Wow, this book was stunning. I was pulled in right from the start, and didn't lose interest at any point. It's absolutely gorgeous, about so many different things, and I'd recommend it to anyone. 

I don't spoil anything directly, but if you're worried about spoilers, you might want to skip the next three paragraphs. The final three paragraphs don't have any spoilers. 

A weird thing about my experience of reading this book was that by the time I was halfway through, it felt like I'd read an entire book--like maybe it should be done already. And I want to be clear I don't mean that in a bad way, like the book felt too long or had poor pacing. It just felt like some books could have ended it there, and been interesting and relatively satisfying overall. 

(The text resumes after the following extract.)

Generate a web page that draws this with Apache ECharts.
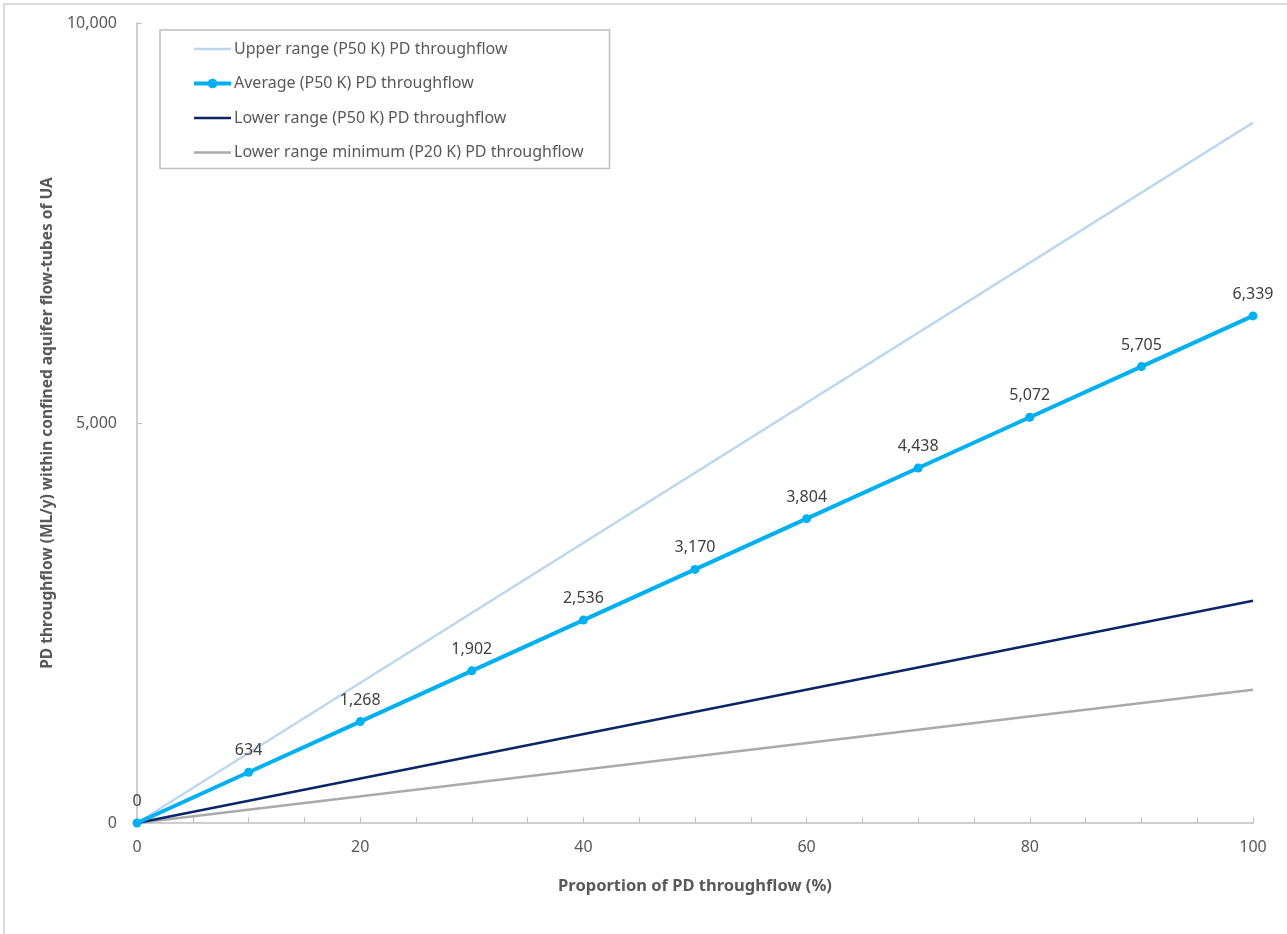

But because I knew I was only halfway through, I started getting worried: yes, this book had complicated relationships, and things that frustrated me, and heartbreaking tragedies. But what if something even worse was going to happen? What if this book was actually devastating, and I just didn't know it yet? 

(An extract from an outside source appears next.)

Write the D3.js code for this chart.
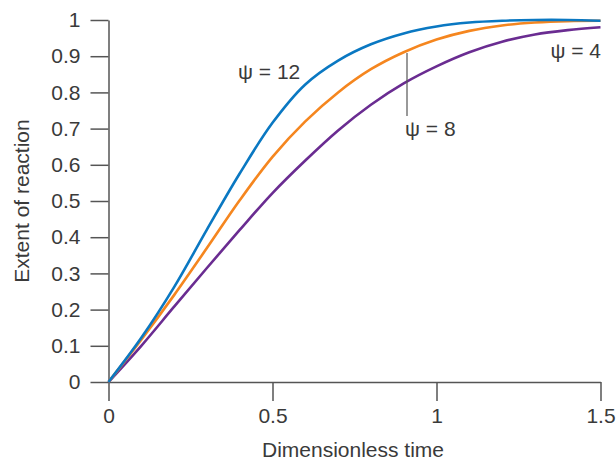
<!DOCTYPE html>
<html>
<head>
<meta charset="utf-8">
<script src="https://cdn.jsdelivr.net/npm/d3@7"></script>
<style>
  html, body { margin: 0; padding: 0; background: #fff; }
  svg text { font-family: "Liberation Sans", Arial, Helvetica, sans-serif; fill: #3a3a3a; }
</style>
</head>
<body>
<svg id="chart" width="616" height="460"></svg>
<script>
// ---- data ----
const times = [0, 0.1, 0.2, 0.3, 0.4, 0.5, 0.6, 0.7, 0.8, 0.9, 1.0, 1.1, 1.2, 1.3, 1.4, 1.5];
const psi12 = [0, 0.122, 0.262, 0.421, 0.576, 0.716, 0.822, 0.888, 0.933, 0.963, 0.982, 0.993, 0.998, 1.0, 1.0, 0.998];
const psi8  = [0, 0.117, 0.24, 0.37, 0.502, 0.622, 0.72, 0.80, 0.864, 0.911, 0.946, 0.97, 0.985, 0.993, 0.997, 0.998];
const psi4  = [0, 0.10, 0.208, 0.315, 0.42, 0.522, 0.612, 0.695, 0.766, 0.825, 0.872, 0.911, 0.94, 0.96, 0.972, 0.98];
const seriesNames = ["ψ = 12", "ψ = 8", "ψ = 4"];
const xTicks = [0, 0.5, 1, 1.5];
const xTickLabels = ["0", "0.5", "1", "1.5"];
const yTicks = [0, 0.1, 0.2, 0.3, 0.4, 0.5, 0.6, 0.7, 0.8, 0.9, 1];
const yTickLabels = ["0", "0.1", "0.2", "0.3", "0.4", "0.5", "0.6", "0.7", "0.8", "0.9", "1"];
const xTitle = "Dimensionless time";
const yTitle = "Extent of reaction";

const colors = ["#0a78c2", "#f5861f", "#6a2c91"];
const FS = 21;

const svg = d3.select("#chart");
const x = d3.scaleLinear().domain([0, 1.5]).range([108.5, 600.5]);
const y = d3.scaleLinear().domain([0, 1]).range([382, 20]);

// axes
const axisColor = "#555";
const xAxis = d3.axisBottom(x).tickValues(xTicks).tickFormat((d, i) => xTickLabels[i]).tickSize(19).tickPadding(7).tickSizeOuter(0);
const gx = svg.append("g").attr("transform", "translate(0,382)").call(xAxis);
gx.select(".domain").attr("stroke", axisColor).attr("stroke-width", 1.5);
gx.selectAll(".tick line").attr("stroke", axisColor).attr("stroke-width", 1.5);
gx.selectAll(".tick text").attr("font-size", FS).attr("fill", "#3a3a3a").style("font-family", "Liberation Sans, Arial, sans-serif");

const yAxis = d3.axisLeft(y).tickValues(yTicks).tickFormat((d, i) => yTickLabels[i]).tickSize(18).tickPadding(10).tickSizeOuter(0);
const gy = svg.append("g").attr("transform", "translate(108.5,0)").call(yAxis);
gy.select(".domain").attr("stroke", axisColor).attr("stroke-width", 1.5);
gy.selectAll(".tick line").attr("stroke", axisColor).attr("stroke-width", 1.5);
gy.selectAll(".tick text").attr("font-size", FS).attr("fill", "#3a3a3a").style("font-family", "Liberation Sans, Arial, sans-serif");

// titles
svg.append("text").attr("x", 353).attr("y", 457).attr("text-anchor", "middle")
  .attr("font-size", FS).text(xTitle);
svg.append("text").attr("transform", "translate(29,201) rotate(-90)").attr("text-anchor", "middle")
  .attr("font-size", FS).text(yTitle);

// lines
const line = d3.line().x(d => x(d[0])).y(d => y(d[1])).curve(d3.curveCatmullRom.alpha(0.5));
[psi4, psi8, psi12].forEach((vals, k) => {
  const idx = 2 - k;
  svg.append("path")
    .datum(times.map((t, i) => [t, vals[i]]))
    .attr("fill", "none")
    .attr("stroke", colors[idx])
    .attr("stroke-width", 2.6)
    .attr("d", line);
});

// labels
svg.append("text").attr("x", 238).attr("y", 79).attr("font-size", FS).text(seriesNames[0]);
svg.append("line").attr("x1", 407).attr("x2", 407).attr("y1", 53).attr("y2", 116)
  .attr("stroke", "#555").attr("stroke-width", 1.2);
svg.append("text").attr("x", 405).attr("y", 136).attr("font-size", FS).text(seriesNames[1]);
svg.append("text").attr("x", 601).attr("y", 58).attr("text-anchor", "end").attr("font-size", FS).text(seriesNames[2]);
</script>
</body>
</html>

Reader, this book was devastating. My intuition was right, but I had no idea what was going to happen until it was too late. I sobbed through a large section of this book, and was teary-eyed through the whole rest of it, all the way until the end. I already liked this book, and felt it was emotionally deep and moving, but then it just absolutely gutted me. 

This book was moving in so many ways. Emotionally, the characters and their relationships are so rich and real and complicated and messy. No one is perfectly likable all the time, and you're not on one character's side the whole way through. But also creatively, this book was so inspiring. I don't play a lot of video games, and know very little about making them, but I do write poetry. At one point I had to stop writing to frantically write down an idea--I'd been waiting for a breakthrough epiphany about something for over a year, and this book finally helped me crack it open, at least a little. 

The quotes I pulled from this book to save for later are gorgeous, and the writing is superb. I love the way the book plays with time, and how the future is so casually and distressingly referenced. In a way, it lulled me into thinking I knew what was coming, without ever revealing the worst part.

I tore my way through this book, and basically spent a whole weekend in this world. I'm so grateful to Netgalley and Knopf Doubleday Publishing Group for the chance to read and review this ARC.